** Start PROVIDED DATA **

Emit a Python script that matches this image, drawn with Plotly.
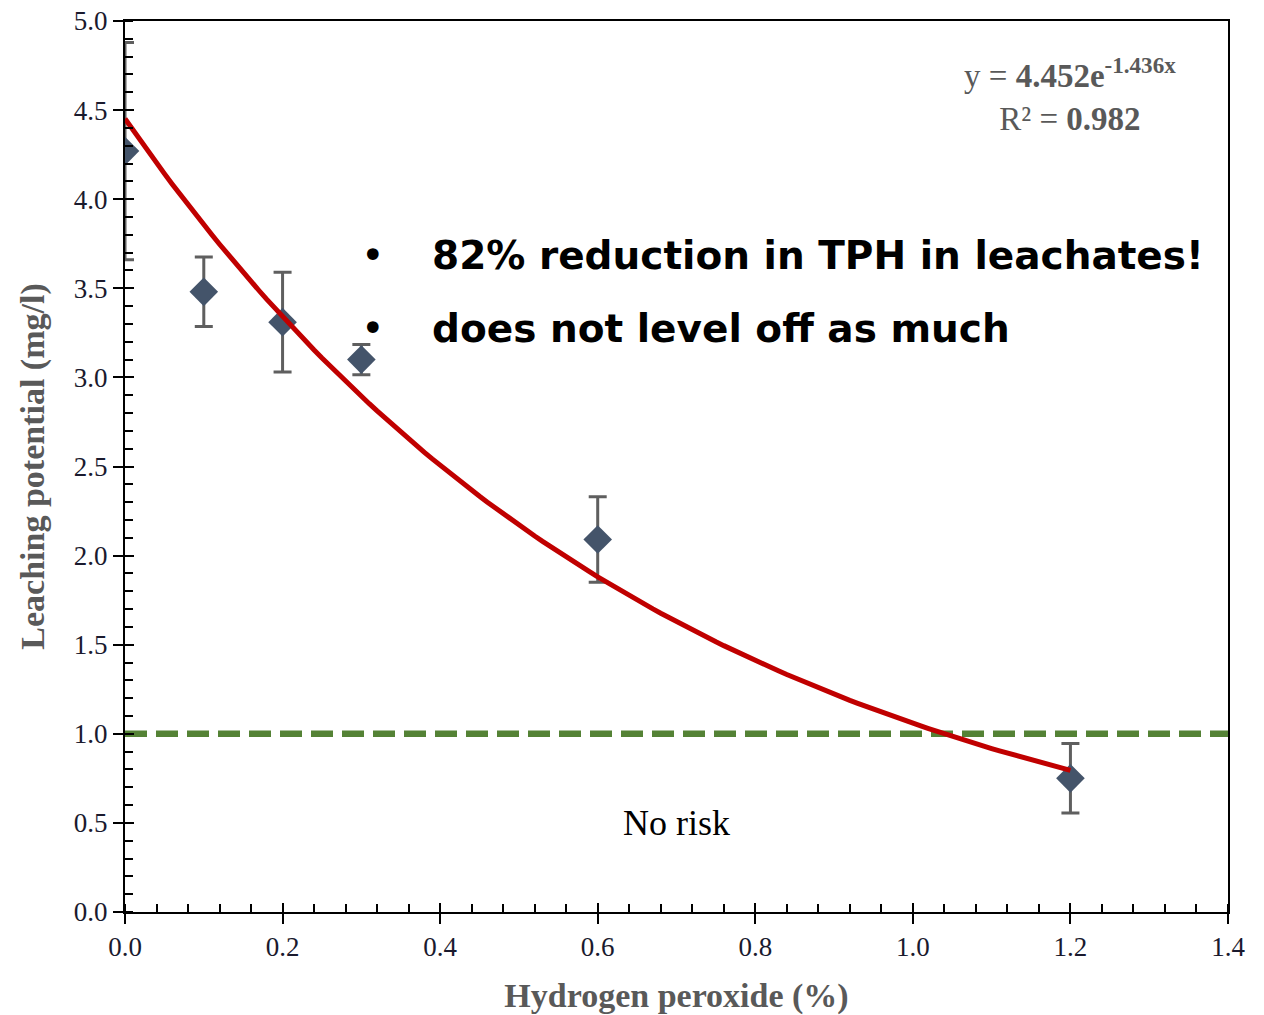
import numpy as np
import plotly.graph_objects as go

# Data
h2o2 = [0.0, 0.1, 0.2, 0.3, 0.6, 1.2]
leaching = [4.27, 3.48, 3.31, 3.10, 2.09, 0.75]
leach_err = [0.61, 0.195, 0.28, 0.085, 0.24, 0.195]
fit_a, fit_b = 4.452, -1.436
fit_x = list(np.linspace(0.0, 1.2, 121))
fit_y = [fit_a * np.exp(fit_b * v) for v in fit_x]
threshold_x = [0.0, 1.4]
threshold_y = [1.0, 1.0]
bullets = ["82% reduction in TPH in leachates!", "does not level off as much"]

serif = "Liberation Serif, Times New Roman, serif"
gray = "#595959"

fig = go.Figure()
fig.add_trace(go.Scatter(x=threshold_x, y=threshold_y, mode="lines",
                         line=dict(color="#548235", width=6.5, dash="22px,9px"),
                         showlegend=False, hoverinfo="skip"))
fig.add_trace(go.Scatter(x=h2o2, y=leaching, mode="markers",
                         marker=dict(symbol="diamond", size=22, color="#44546A"),
                         error_y=dict(type="data", array=leach_err, color="#5f5f5f",
                                      thickness=3, width=9),
                         showlegend=False))
fig.add_trace(go.Scatter(x=fit_x, y=fit_y, mode="lines",
                         line=dict(color="#C00000", width=5),
                         showlegend=False, hoverinfo="skip"))
# invisible trace to anchor the overlay axes (inner halves of major ticks)
fig.add_trace(go.Scatter(x=threshold_x, y=threshold_y, xaxis="x2", yaxis="y2",
                         mode="markers", marker=dict(opacity=0), showlegend=False,
                         hoverinfo="skip"))

axis_common = dict(showgrid=False, zeroline=False, showline=True, linecolor="black",
                   linewidth=2, mirror=True, ticks="outside", ticklen=10, tickwidth=2,
                   tickcolor="black", automargin=False,
                   tickfont=dict(family=serif, size=27, color="#1a1a2e"))
fig.update_layout(
    xaxis=dict(range=[0, 1.4], tick0=0, dtick=0.2, tickformat=".1f",
               minor=dict(ticks="inside", ticklen=8, tickwidth=1.5, dtick=0.04,
                          tickcolor="black"),
               title=dict(text="<b>Hydrogen peroxide (%)</b>", standoff=26,
                          font=dict(family=serif, size=34, color=gray)),
               **axis_common),
    yaxis=dict(range=[0, 5.0], tick0=0, dtick=0.5, tickformat=".1f",
               minor=dict(ticks="inside", ticklen=8, tickwidth=1.5, dtick=0.1,
                          tickcolor="black"),
               title=dict(text="<b>Leaching potential (mg/l)</b>", standoff=19,
                          font=dict(family=serif, size=34, color=gray)),
               **axis_common),
    xaxis2=dict(overlaying="x", matches="x", range=[0, 1.4], tick0=0, dtick=0.2,
                ticks="inside", ticklen=9, tickwidth=2, tickcolor="black",
                showticklabels=False, showgrid=False, zeroline=False, showline=False,
                anchor="y2", side="bottom", automargin=False),
    yaxis2=dict(overlaying="y", matches="y", range=[0, 5.0], tick0=0, dtick=0.5,
                ticks="inside", ticklen=9, tickwidth=2, tickcolor="black",
                showticklabels=False, showgrid=False, zeroline=False, showline=False,
                anchor="x2", side="left", automargin=False),
)

fig.add_annotation(x=0.857, y=0.968, xref="paper", yref="paper", xanchor="center",
                   yanchor="top", showarrow=False, align="center",
                   text="y = <b>4.452e<sup>-1.436x</sup></b><br>R² = <b>0.982</b>",
                   font=dict(family=serif, size=33, color=gray))
fig.add_annotation(x=0.70, y=0.5, xref="x", yref="y", showarrow=False,
                   text="No risk", font=dict(family=serif, size=36, color="black"))
for i, txt in enumerate(bullets):
    ypx = [255, 328][i]
    yp = (912 - ypx) / 891
    fig.add_annotation(x=(373 - 125) / 1103, y=yp, xref="paper", yref="paper",
                       xanchor="center", yanchor="middle", showarrow=False,
                       text="•", font=dict(family="DejaVu Sans, sans-serif", size=40,
                                           color="black"))
    fig.add_annotation(x=(430 - 125) / 1103, y=yp, xref="paper", yref="paper",
                       xanchor="left", yanchor="middle", showarrow=False,
                       text="<b>" + txt + "</b>",
                       font=dict(family="DejaVu Sans, sans-serif", size=39,
                                 color="black"))

fig.update_layout(width=1264, height=1015, plot_bgcolor="white", paper_bgcolor="white",
                  margin=dict(l=125, r=36, t=21, b=103))
fig.write_html("out.html")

** End PROVIDED DATA **

WRITTEN INSTRUCTION: Write out exactly the opening lines of the data, stopping after the line that holds "import plotly.graph_objects as go". Exclude pictures.

RESPONSE TO THIS EXERCISE:
Emit a Python script that matches this image, drawn with Plotly.
import numpy as np
import plotly.graph_objects as go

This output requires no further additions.